For weeks we have been complaining about the lack of supply in corporate bonds, while spreads continued to grind in. We take it all back. Supply has returned to the credit market, with about $60 billion issued over the past two weeks, and month-to-date returns are negative – both total returns and excess returns. Intermediate Corporates have outperformed; they are closed to flat on both metrics. Long Corporates have gotten crushed. Most of the performance has been driven by changes in interest rates, but long credit spreads are wider too.
On top of that, the new deals are not even performing that well. There are some exceptions, of course, like the Thompson Reuters Deal that came this week. They brought $1.5 bill across three tranches, and it was priced to move. The company is engaging in debt-financed share buybacks, which is the bane of the credit world, so they had to price it well to entice buyers. 30 year bonds (the smallest tranche) are 10 basis points tighter, 10 year bonds are about 15 basis points tighter, and even the 3 year did well. Those bonds priced at Treasuries +90, and are trading about 13 basis points tighter. No, the credit market doesn’t like debt-financed share buybacks. Unless the bonds are expected to perform. Then maybe we’ll wave ‘em in.

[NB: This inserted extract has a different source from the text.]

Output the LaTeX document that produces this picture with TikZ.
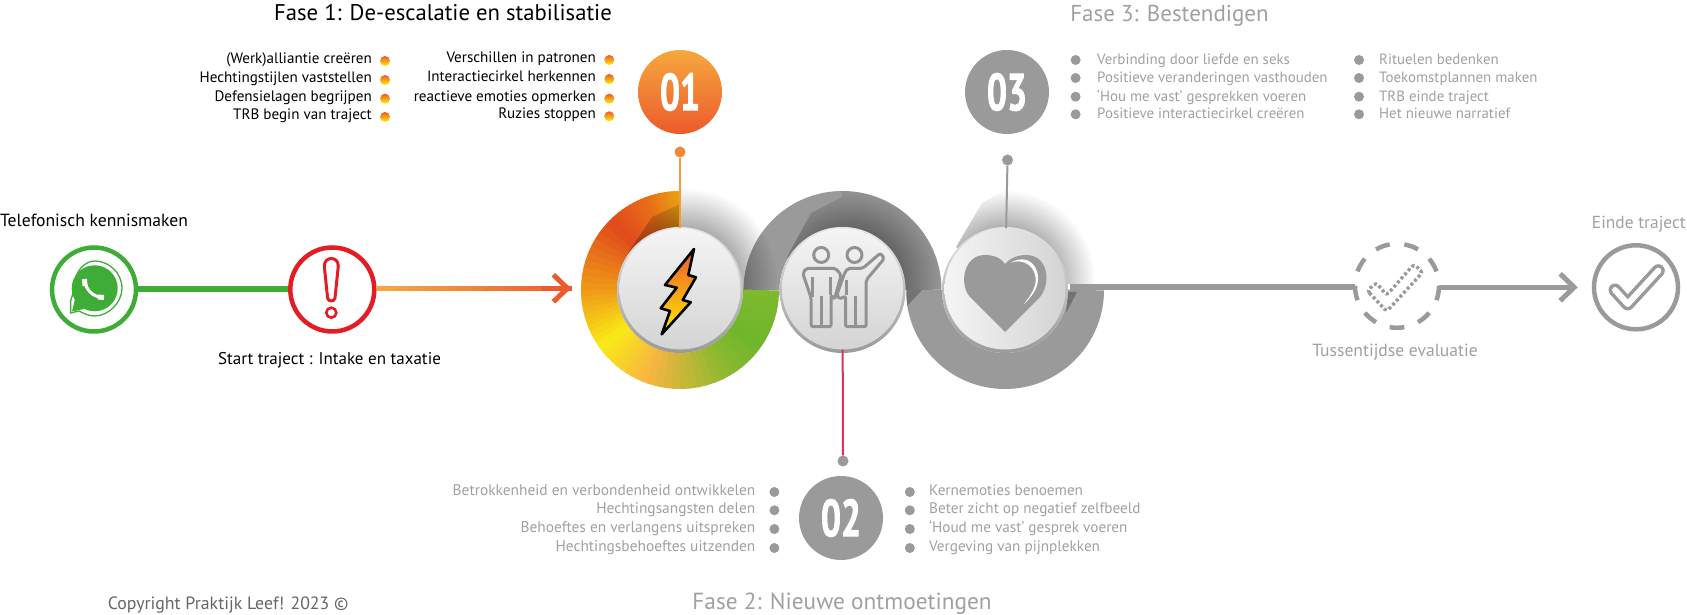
\documentclass[tikz,border=0pt]{standalone}
\usepackage{fontspec}
\setmainfont{PT Sans}
\newfontfamily\numfont[BoldFeatures={FakeBold=2}]{PT Sans}
\usetikzlibrary{calc}
\usetikzlibrary{fadings}
\usetikzlibrary{arrows.meta}
\usepackage{xcolor}
\definecolor{fadegray}{RGB}{154,154,154}
\definecolor{textgray}{RGB}{160,160,160}
\definecolor{flameA}{RGB}{246,168,62}
\definecolor{flameB}{RGB}{236,90,44}
\definecolor{chatgreen}{RGB}{64,172,56}
\definecolor{alarmred}{RGB}{230,28,36}
\definecolor{bandA}{RGB}{233,161,18}
\definecolor{bandB}{RGB}{233,108,25}
\definecolor{bandC}{RGB}{224,74,28}
\definecolor{bandD}{RGB}{240,154,24}
\definecolor{bandE}{RGB}{249,234,23}
\definecolor{bandF}{RGB}{247,181,65}
\definecolor{bandG}{RGB}{139,185,47}
\definecolor{bandH}{RGB}{111,182,44}
\definecolor{bandI}{RGB}{128,185,47}
\tikzfading[name=softshade, inner color=transparent!25, outer color=transparent!100]
\tikzset{
	itemblack/.style={inner sep=0pt, text=black, font=\fontsize{15.1}{15}\selectfont},
	itemgray/.style={inner sep=0pt, text=textgray, font=\fontsize{14.9}{15}\selectfont},
	itemlow/.style={inner sep=0pt, text=textgray, font=\fontsize{15.4}{15}\selectfont},
	heading/.style={inner sep=0pt, font=\fontsize{23}{23}\selectfont},
	flamedot/.style={circle, inner sep=0pt, minimum size=10pt, top color=flameB, bottom color=yellow!90!orange},
	graydot/.style={circle, inner sep=0pt, minimum size=10pt, fill=fadegray},
	numberdisc/.style={circle, inner sep=0pt, minimum size=84pt, text=white, font=\numfont\bfseries\fontsize{52}{52}\selectfont},
	rimdisc/.style={circle, inner sep=0pt, minimum size=126pt, shading=axis, top color=gray!20, bottom color=fadegray},
	facedisc/.style={circle, inner sep=0pt, minimum size=121pt, shading=axis, top color=black!4, bottom color=black!17, shading angle=#1},
	ringnode/.style={circle, inner sep=0pt, minimum size=84pt, line width=4.5pt, draw=#1, fill=white},
	gband/.style={line width=36pt, color=fadegray},
	iconline/.style={line width=3pt, color=fadegray!95!black, rounded corners=2pt, line join=round},
	barb/.style={-{Straight Barb[length=14pt,width=27pt,line width=5pt]}}
}

\begin{document}
\begin{tikzpicture}[x=1pt,y=1pt]
	\useasboundingbox (0,0) rectangle (1687,615);

	\draw[gband] (1005,325)+(180:81pt) arc[start angle=180, end angle=360, radius=81pt];
	\draw[gband] (842.5,325)+(180:81pt) arc[start angle=180, end angle=0, radius=81pt];

	\foreach \a/\b/\ca/\cb in {90/110/bandA/bandB, 110/135/bandB/bandC, 135/180/bandC/bandD, 180/215/bandD/bandE, 215/250/bandE/bandF, 250/300/bandF/bandG, 300/325/bandG/bandH, 325/360/bandH/bandI}{
		\foreach \t in {0,...,9}{
			\pgfmathsetmacro{\sa}{\a+(\b-\a)*\t/10}
			\pgfmathsetmacro{\sb}{min(\a+(\b-\a)*(\t+1)/10+1.5,360)}
			\pgfmathtruncatemacro{\p}{\t*10+5}
			\draw[line width=36pt, color=\cb!\p!\ca] (680,325)+(\sa:81pt) arc[start angle=\sa, end angle=\sb, radius=81pt];
		}
	}

	\begin{scope}
		\clip (628,362) -- (652,398) -- (680,411) -- (680,437) -- (790,437) -- (790,325) -- (680,325) -- cycle;
		\fill[black, path fading=softshade] (685,335) circle (92);
	\end{scope}
	\begin{scope}
		\clip (842.5,325) +(99,0) arc[start angle=0, end angle=180, radius=99pt] -- cycle;
		\clip (787,358) -- (811,402) -- (842,418) -- (842,437) -- (952,437) -- (952,325) -- (842.5,325) -- cycle;
		\fill[black, path fading=softshade] (849,335) circle (94);
	\end{scope}
	\begin{scope}
		\clip (956,368) -- (982,412) -- (1010,428) -- (1115,437) -- (1115,331) -- (1005,331) -- cycle;
		\fill[black, path fading=softshade] (1005,335) circle (90);
	\end{scope}
	\fill[black!55] (907,325) -- (922,325) -- (907,309) -- cycle;
	\fill[black!55] (1068,323) -- (1077,323) -- (1066,302) -- cycle;

	\node[rimdisc] (rim1) at (680,325) {};
	\node[rimdisc] (rim2) at (842.5,325) {};
	\node[rimdisc] (rim3) at (1005,325) {};
	\node[facedisc=0] (disc1) at (680,326) {};
	\node[facedisc=0] (disc2) at (842.5,326) {};
	\node[facedisc=90] (disc3) at (1005,326) {};

	\shadedraw[draw=black, line width=2.6pt, line join=round, top color=flameB, bottom color=yellow!85!orange] (694,366) -- (665,330) -- (676.7,327.3) -- (660.7,306.7) -- (670,304) -- (661.7,280.7) -- (690.7,312.7) -- (682.7,315) -- (696,337.7) -- (688.3,340) -- cycle;

	\draw[iconline] (811.2,316.7) -- (802.8,341.7) -- (806.2,346.7) -- (835.5,346.7) -- (841.2,340) -- (834.5,315.7) -- (831.2,320) -- (831.2,288.3) -- (811.2,288.3) -- cycle;
	\draw[iconline] (812.8,337.7) -- (812.8,317.7);
	\draw[iconline] (830.5,337.7) -- (830.5,320);
	\draw[iconline] (821.2,319) -- (821.2,289);
	\draw[iconline] (821.2,360) circle (7.5);
	\draw[iconline] (845.5,288.3) -- (845.5,319) -- (839.5,315.7) -- (836.8,320) -- (844.5,341.7) -- (847.8,346.7) -- (862.8,346.7) -- (880.2,361.7) -- (884.5,356.7) -- (866.2,335) -- (866.2,288.3) -- cycle;
	\draw[iconline] (846.8,335) -- (846.8,320);
	\draw[iconline] (855.5,319) -- (855.5,289);
	\draw[iconline] (854.5,360) circle (7.5);

	\begin{scope}[shift={(1005,325)}]
		\fill[fadegray] (0,-42) -- (-35,-7) .. controls (-46,5) and (-42,35) .. (-20,35) .. controls (-10,35) and (-3,31) .. (0,26) .. controls (4,31) and (12,35) .. (21,35) .. controls (44,35) and (46,6) .. (35,-7) -- cycle;
		\fill[white] (5.7,27.3) .. controls (15,33) and (30,33) .. (33,14) .. controls (34,4) and (28,-6) .. (19,-14) .. controls (26,-5) and (32,4) .. (30.5,13) .. controls (28,27) and (16,31) .. (5.7,27.3);
	\end{scope}

	\node[numberdisc, top color=flameA, bottom color=flameB] (bubble1) at (680,523) {\scalebox{.68}[1]{01}};
	\node[numberdisc, fill=fadegray] (bubble2) at (841,97) {\scalebox{.68}[1]{02}};
	\node[numberdisc, fill=fadegray] (bubble3) at (1007,523) {\scalebox{.68}[1]{03}};

	\node[circle, inner sep=0pt, minimum size=11pt, fill=flameA!60!flameB] (stem1) at (680,463) {};
	\node[graydot, minimum size=11pt] (stem2) at (843,154) {};
	\node[graydot, minimum size=11pt] (stem3) at (1007.5,455) {};
	\draw[line width=2pt, color=flameA!85!flameB] (stem1) -- (disc1);
	\draw[line width=2pt, color=purple!70!red!80!white] (disc2) -- (stem2);
	\draw[line width=2pt, color=fadegray] (stem3) -- (disc3);

	\node[heading, font=\fontsize{22.7}{23}\selectfont, text=black] (fase1) at (443,602.3) {Fase 1: De-escalatie en stabilisatie};
	\node[heading, font=\fontsize{23.3}{23}\selectfont, text=textgray] (fase2) at (842,11) {Fase 2: Nieuwe ontmoetingen};
	\node[heading, text=textgray] (fase3) at (1169.5,599.5) {Fase 3: Bestendigen};

	\foreach \y/\txt [count=\n] in {554/(Werk)alliantie creëren, 535/Hechtingstijlen vaststellen, 516.3/Defensielagen begrijpen, 498/TRB begin van traject}{
		\node[itemblack, anchor=mid east] (lefta\n) at (372,\y) {\txt};
		\node[flamedot] (ldota\n) at (385,\y) {};
	}
	\foreach \y/\txt [count=\n] in {555/Verschillen in patronen, 536/Interactiecirkel herkennen, 516.3/reactieve emoties opmerken, 498.7/Ruzies stoppen}{
		\node[itemblack, anchor=mid east] (leftb\n) at (596,\y) {\txt};
		\node[flamedot] (ldotb\n) at (609.3,\y) {};
	}
	\foreach \y/\txt [count=\n] in {553/Verbinding door liefde en seks, 535/Positieve veranderingen vasthouden, 516.3/‘Hou me vast’ gesprekken voeren, 498.7/Positieve interactiecirkel creëren}{
		\node[itemgray, anchor=mid west] (righta\n) at (1097,\y) {\txt};
		\node[graydot] (rdota\n) at (1075.6,\y+2) {};
	}
	\foreach \y/\txt [count=\n] in {553/Rituelen bedenken, 535/Toekomstplannen maken, 516.3/TRB einde traject, 498.7/Het nieuwe narratief}{
		\node[itemgray, anchor=mid west] (rightb\n) at (1379,\y) {\txt};
		\node[graydot] (rdotb\n) at (1359,\y+2) {};
	}
	\foreach \y/\txt [count=\n] in {122/Betrokkenheid en verbondenheid ontwikkelen, 103.7/Hechtingsangsten delen, 85/Behoeftes en verlangens uitspreken, 66/Hechtingsbehoeftes uitzenden}{
		\node[itemlow, anchor=mid east] (lowa\n) at (755.5,\y) {\txt};
		\node[graydot] (ldotc\n) at (774.4,\y+1) {};
	}
	\foreach \y/\txt [count=\n] in {122/Kernemoties benoemen, 103.7/Beter zicht op negatief zelfbeeld, 85/‘Houd me vast’ gesprek voeren, 66/Vergeving van pijnplekken}{
		\node[itemlow, font=\fontsize{15.2}{15}\selectfont, anchor=mid west] (lowb\n) at (929,\y) {\txt};
		\node[graydot] (rdotc\n) at (909.8,\y+1) {};
	}

	\node[ringnode=chatgreen] (phone) at (94,325.5) {};
	\node[ringnode=alarmred] (alarm) at (332.3,325.5) {};
	\draw[line width=6pt, color=chatgreen] (phone) -- (alarm);

	\coordinate (flametip) at (571,326.7);
	\foreach \s in {0,...,19}{
		\pgfmathtruncatemacro{\p}{\s*5}
		\pgfmathsetmacro{\tb}{(\s+1.1)/20}
		\draw[line width=5pt, color=flameB!\p!flameA] ($(alarm.east |- flametip)!\s/20!(flametip)$) -- ($(alarm.east |- flametip)!\tb!(flametip)$);
	}
	\draw[barb, line width=5pt, color=flameB] ($(flametip)+(-30,0)$) -- (flametip);

	\fill[chatgreen] (94.7,326.7) circle (23);
	\draw[chatgreen, line width=1.3pt, fill=none] (70.6,314) -- (75,328) .. controls (74,345) and (86,354) .. (94.7,354) .. controls (108,354) and (122,343) .. (122,326.7) .. controls (122,312) and (108,299) .. (94.7,299) .. controls (88,299) and (83,302) .. (79,304) -- (70.6,302) -- cycle;
	\fill[chatgreen] (72,303.5) -- (76,320) -- (84,306) -- cycle;
	\draw[white, line width=3pt] (85,335) .. controls (85.5,325) and (93,318) .. (103,317.5);
	\draw[white, line width=5pt] (84.5,336) -- (85,329);
	\draw[white, line width=5pt] (98,318) -- (104,317.5);

	\draw[alarmred, line width=3pt, line join=round] (324.3,349) .. controls (324.3,359) and (338.3,359) .. (338.3,349) -- (335,317) .. controls (334.6,313) and (328,313) .. (327.6,317) -- cycle;
	\draw[alarmred, line width=2.6pt] (331.3,302.3) circle (5);

	\node[circle, inner sep=0pt, minimum size=84pt] (evalring) at (1397,329.2) {};
	\foreach \a in {270,310,350,30,70,110,150,190,230}{
		\draw[line width=4.5pt, color=fadegray] (evalring.center)+(\a-10:42pt) arc[start angle=\a-10, end angle=\a+10, radius=42pt];
	}
	\draw[color=fadegray, line width=3.4pt, dash pattern=on 3pt off 2.4pt, rounded corners=3pt] (1367.3,324.3) -- (1386.7,303.6) -- (1422.7,342.7) -- (1413.9,350.7) -- (1386.7,319.8) -- (1376.1,332.3) -- cycle;

	\node[ringnode=fadegray] (finish) at (1636,327.7) {};
	\draw[line width=13pt, color=fadegray, line cap=round, line join=round] (1615,325) -- (1627.7,311) -- (1658.3,344.3);
	\draw[line width=6pt, color=white, line cap=round, line join=round] (1615,325) -- (1627.7,311) -- (1658.3,344.3);

	\coordinate (bandend) at (1070,328);
	\draw[line width=5.5pt, color=fadegray] (bandend) -- (bandend -| evalring.west);
	\draw[barb, line width=5.5pt, color=fadegray, shorten >=14pt] (evalring.east |- finish) -- (finish);

	\node[inner sep=0pt, text=black, font=\fontsize{17.6}{17}\selectfont, anchor=mid west] (belt) at (0,391) {Telefonisch kennismaken};
	\node[inner sep=0pt, text=black, font=\fontsize{17}{17}\selectfont] (start) at (329.5,255) {Start traject : Intake en taxatie};
	\node[inner sep=0pt, text=textgray, font=\fontsize{17.6}{17}\selectfont] (tussen) at (1395,263) {Tussentijdse evaluatie};
	\node[inner sep=0pt, text=textgray, font=\fontsize{17.4}{17}\selectfont, anchor=mid east] (einde) at (1686,389) {Einde traject};
	\node[inner sep=0pt, text=black!60, font=\fontsize{17.8}{17}\selectfont, anchor=mid west] (copyright) at (107.6,8.4) {Copyright Praktijk Leef! 2023 ©};
\end{tikzpicture}
\end{document}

Even though a few new issues have done well, most of the deals from the past couple of weeks are trading at spreads flat to new issue, or wider. Demand is still strong for a well-priced deal, but concessions have all but disappeared in much of the market.
So forget about supply, right now we’d rather be poppin’ tags in the thrift shop of the secondary market for corporate bonds. I’ll buy your granddad’s bonds. They look incredible.